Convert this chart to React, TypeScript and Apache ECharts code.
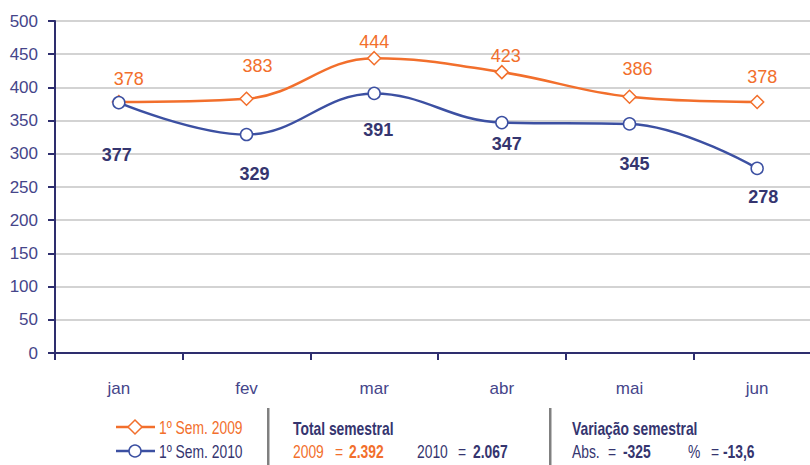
import React, { useEffect, useRef } from "react";
import * as echarts from "echarts";

const categories = ["jan", "fev", "mar", "abr", "mai", "jun"];
const sem2009 = [378, 383, 444, 423, 386, 378];
const sem2010 = [377, 329, 391, 347, 345, 278];
const yTicks = { min: 0, max: 500, interval: 50 };
const seriesNames = ["1º Sem. 2009", "1º Sem. 2010"];
const totals = { y2009: "2.392", y2010: "2.067" };
const variation = { abs: "-325", pct: "-13,6" };

const ORANGE = "#f26f2c";
const BLUE = "#3c50a2";
const NAVY = "#35356f";
const AXISTXT = "#45458a";
const FONT = "'Liberation Sans', Arial, sans-serif";

// label offsets (style only)
const off2009 = [[10, -23], [11, -33], [0, -16], [4, -16], [8, -28], [5, -25]];
const off2010 = [[-2, 52], [8, 39], [4, 37], [5, 21], [5, 40], [6, 29]];

export default function App() {
  const ref = useRef<HTMLDivElement>(null);
  useEffect(() => {
    document.body.style.overflow = "hidden";
    const chart = echarts.init(ref.current!, null, { renderer: "svg" });
    const txt = (x: number, y: number, text: string, color: string, bold = false) => ({
      type: "text",
      x,
      y,
      scaleX: 0.77,
      style: { text, fill: color, font: `${bold ? "bold " : ""}18px ${FONT}`, textVerticalAlign: "middle" },
    });
    const option: any = {
      animation: false,
      backgroundColor: "#ffffff",
      grid: { left: 55, right: 0, top: 21, bottom: 112, containLabel: false },
      xAxis: {
        type: "category",
        data: categories,
        boundaryGap: true,
        axisLine: { lineStyle: { color: "#2e2e6e", width: 2 } },
        axisTick: { show: true, length: 7, lineStyle: { color: "#2e2e6e", width: 2 } },
        axisLabel: { color: AXISTXT, fontSize: 17, fontFamily: FONT, margin: 27 },
        splitLine: { show: false },
      },
      yAxis: {
        type: "value",
        min: yTicks.min,
        max: yTicks.max,
        interval: yTicks.interval,
        axisLine: { show: true, lineStyle: { color: "#2e2e6e", width: 2 } },
        axisTick: { show: true, length: 7, lineStyle: { color: "#2e2e6e", width: 2 } },
        axisLabel: { color: AXISTXT, fontSize: 17, fontFamily: FONT, margin: 17 },
        splitLine: { show: true, lineStyle: { color: "#c4c4c4", width: 1.5 } },
      },
      series: [
        {
          name: seriesNames[0],
          type: "line",
          smooth: 0.4,
          data: sem2009.map((v, i) => ({
            value: v,
            label: { offset: off2009[i] },
          })),
          symbol: "diamond",
          symbolSize: 13,
          itemStyle: { color: "#ffffff", borderColor: ORANGE, borderWidth: 1.5 },
          lineStyle: { color: ORANGE, width: 2.5 },
          label: { show: true, position: "inside", color: ORANGE, fontSize: 18, fontFamily: FONT },
          z: 3,
        },
        {
          name: seriesNames[1],
          type: "line",
          smooth: 0.4,
          data: sem2010.map((v, i) => ({
            value: v,
            label: { offset: off2010[i] },
          })),
          symbol: "circle",
          symbolSize: 12,
          itemStyle: { color: "#ffffff", borderColor: BLUE, borderWidth: 1.5 },
          lineStyle: { color: BLUE, width: 2.5 },
          label: { show: true, position: "inside", color: NAVY, fontSize: 18, fontWeight: "bold", fontFamily: FONT },
          z: 4,
        },
      ],
      graphic: [
        { type: "line", shape: { x1: 116, y1: 427, x2: 155, y2: 427 }, style: { stroke: ORANGE, lineWidth: 2.5 } },
        { type: "polygon", shape: { points: [[135, 420], [142, 427], [135, 434], [128, 427]] }, style: { fill: "#fff", stroke: ORANGE, lineWidth: 1.5 } },
        txt(159, 427, seriesNames[0], ORANGE),
        { type: "line", shape: { x1: 116, y1: 451, x2: 155, y2: 451 }, style: { stroke: BLUE, lineWidth: 2.5 } },
        { type: "circle", shape: { cx: 135, cy: 451, r: 6 }, style: { fill: "#fff", stroke: BLUE, lineWidth: 1.5 } },
        txt(159, 451, seriesNames[1], NAVY),
        { type: "rect", shape: { x: 267, y: 408, width: 2.5, height: 57 }, style: { fill: "#808080" } },
        { type: "rect", shape: { x: 549, y: 408, width: 2.5, height: 57 }, style: { fill: "#808080" } },
        txt(293, 428, "Total semestral", NAVY, true),
        txt(293, 451, "2009", ORANGE),
        txt(335, 451, "=", ORANGE),
        txt(349, 451, totals.y2009, ORANGE, true),
        txt(417, 451, "2010", NAVY),
        txt(458, 451, "=", NAVY),
        txt(473, 451, totals.y2010, NAVY, true),
        txt(572, 428, "Variação semestral", NAVY, true),
        txt(572, 451, "Abs.", NAVY),
        txt(608, 451, "=", NAVY),
        txt(623, 451, variation.abs, NAVY, true),
        txt(688, 451, "%", NAVY),
        txt(711, 451, "=", NAVY),
        txt(723, 451, variation.pct, NAVY, true),
      ],
    };
    chart.setOption(option);
    return () => chart.dispose();
  }, []);
  return <div ref={ref} style={{ position: "fixed", left: 0, top: 0, width: 821, height: 465 }} />;
}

▶ _TO BE DONE_
Please transcribe the material above exactly as written. Leave the pictures out.

▶ _CORRECT RESULT_
Convert this chart to React, TypeScript and Apache ECharts code.
import React, { useEffect, useRef } from "react";
import * as echarts from "echarts";

const categories = ["jan", "fev", "mar", "abr", "mai", "jun"];
const sem2009 = [378, 383, 444, 423, 386, 378];
const sem2010 = [377, 329, 391, 347, 345, 278];
const yTicks = { min: 0, max: 500, interval: 50 };
const seriesNames = ["1º Sem. 2009", "1º Sem. 2010"];
const totals = { y2009: "2.392", y2010: "2.067" };
const variation = { abs: "-325", pct: "-13,6" };

const ORANGE = "#f26f2c";
const BLUE = "#3c50a2";
const NAVY = "#35356f";
const AXISTXT = "#45458a";
const FONT = "'Liberation Sans', Arial, sans-serif";

// label offsets (style only)
const off2009 = [[10, -23], [11, -33], [0, -16], [4, -16], [8, -28], [5, -25]];
const off2010 = [[-2, 52], [8, 39], [4, 37], [5, 21], [5, 40], [6, 29]];

export default function App() {
  const ref = useRef<HTMLDivElement>(null);
  useEffect(() => {
    document.body.style.overflow = "hidden";
    const chart = echarts.init(ref.current!, null, { renderer: "svg" });
    const txt = (x: number, y: number, text: string, color: string, bold = false) => ({
      type: "text",
      x,
      y,
      scaleX: 0.77,
      style: { text, fill: color, font: `${bold ? "bold " : ""}18px ${FONT}`, textVerticalAlign: "middle" },
    });
    const option: any = {
      animation: false,
      backgroundColor: "#ffffff",
      grid: { left: 55, right: 0, top: 21, bottom: 112, containLabel: false },
      xAxis: {
        type: "category",
        data: categories,
        boundaryGap: true,
        axisLine: { lineStyle: { color: "#2e2e6e", width: 2 } },
        axisTick: { show: true, length: 7, lineStyle: { color: "#2e2e6e", width: 2 } },
        axisLabel: { color: AXISTXT, fontSize: 17, fontFamily: FONT, margin: 27 },
        splitLine: { show: false },
      },
      yAxis: {
        type: "value",
        min: yTicks.min,
        max: yTicks.max,
        interval: yTicks.interval,
        axisLine: { show: true, lineStyle: { color: "#2e2e6e", width: 2 } },
        axisTick: { show: true, length: 7, lineStyle: { color: "#2e2e6e", width: 2 } },
        axisLabel: { color: AXISTXT, fontSize: 17, fontFamily: FONT, margin: 17 },
        splitLine: { show: true, lineStyle: { color: "#c4c4c4", width: 1.5 } },
      },
      series: [
        {
          name: seriesNames[0],
          type: "line",
          smooth: 0.4,
          data: sem2009.map((v, i) => ({
            value: v,
            label: { offset: off2009[i] },
          })),
          symbol: "diamond",
          symbolSize: 13,
          itemStyle: { color: "#ffffff", borderColor: ORANGE, borderWidth: 1.5 },
          lineStyle: { color: ORANGE, width: 2.5 },
          label: { show: true, position: "inside", color: ORANGE, fontSize: 18, fontFamily: FONT },
          z: 3,
        },
        {
          name: seriesNames[1],
          type: "line",
          smooth: 0.4,
          data: sem2010.map((v, i) => ({
            value: v,
            label: { offset: off2010[i] },
          })),
          symbol: "circle",
          symbolSize: 12,
          itemStyle: { color: "#ffffff", borderColor: BLUE, borderWidth: 1.5 },
          lineStyle: { color: BLUE, width: 2.5 },
          label: { show: true, position: "inside", color: NAVY, fontSize: 18, fontWeight: "bold", fontFamily: FONT },
          z: 4,
        },
      ],
      graphic: [
        { type: "line", shape: { x1: 116, y1: 427, x2: 155, y2: 427 }, style: { stroke: ORANGE, lineWidth: 2.5 } },
        { type: "polygon", shape: { points: [[135, 420], [142, 427], [135, 434], [128, 427]] }, style: { fill: "#fff", stroke: ORANGE, lineWidth: 1.5 } },
        txt(159, 427, seriesNames[0], ORANGE),
        { type: "line", shape: { x1: 116, y1: 451, x2: 155, y2: 451 }, style: { stroke: BLUE, lineWidth: 2.5 } },
        { type: "circle", shape: { cx: 135, cy: 451, r: 6 }, style: { fill: "#fff", stroke: BLUE, lineWidth: 1.5 } },
        txt(159, 451, seriesNames[1], NAVY),
        { type: "rect", shape: { x: 267, y: 408, width: 2.5, height: 57 }, style: { fill: "#808080" } },
        { type: "rect", shape: { x: 549, y: 408, width: 2.5, height: 57 }, style: { fill: "#808080" } },
        txt(293, 428, "Total semestral", NAVY, true),
        txt(293, 451, "2009", ORANGE),
        txt(335, 451, "=", ORANGE),
        txt(349, 451, totals.y2009, ORANGE, true),
        txt(417, 451, "2010", NAVY),
        txt(458, 451, "=", NAVY),
        txt(473, 451, totals.y2010, NAVY, true),
        txt(572, 428, "Variação semestral", NAVY, true),
        txt(572, 451, "Abs.", NAVY),
        txt(608, 451, "=", NAVY),
        txt(623, 451, variation.abs, NAVY, true),
        txt(688, 451, "%", NAVY),
        txt(711, 451, "=", NAVY),
        txt(723, 451, variation.pct, NAVY, true),
      ],
    };
    chart.setOption(option);
    return () => chart.dispose();
  }, []);
  return <div ref={ref} style={{ position: "fixed", left: 0, top: 0, width: 821, height: 465 }} />;
}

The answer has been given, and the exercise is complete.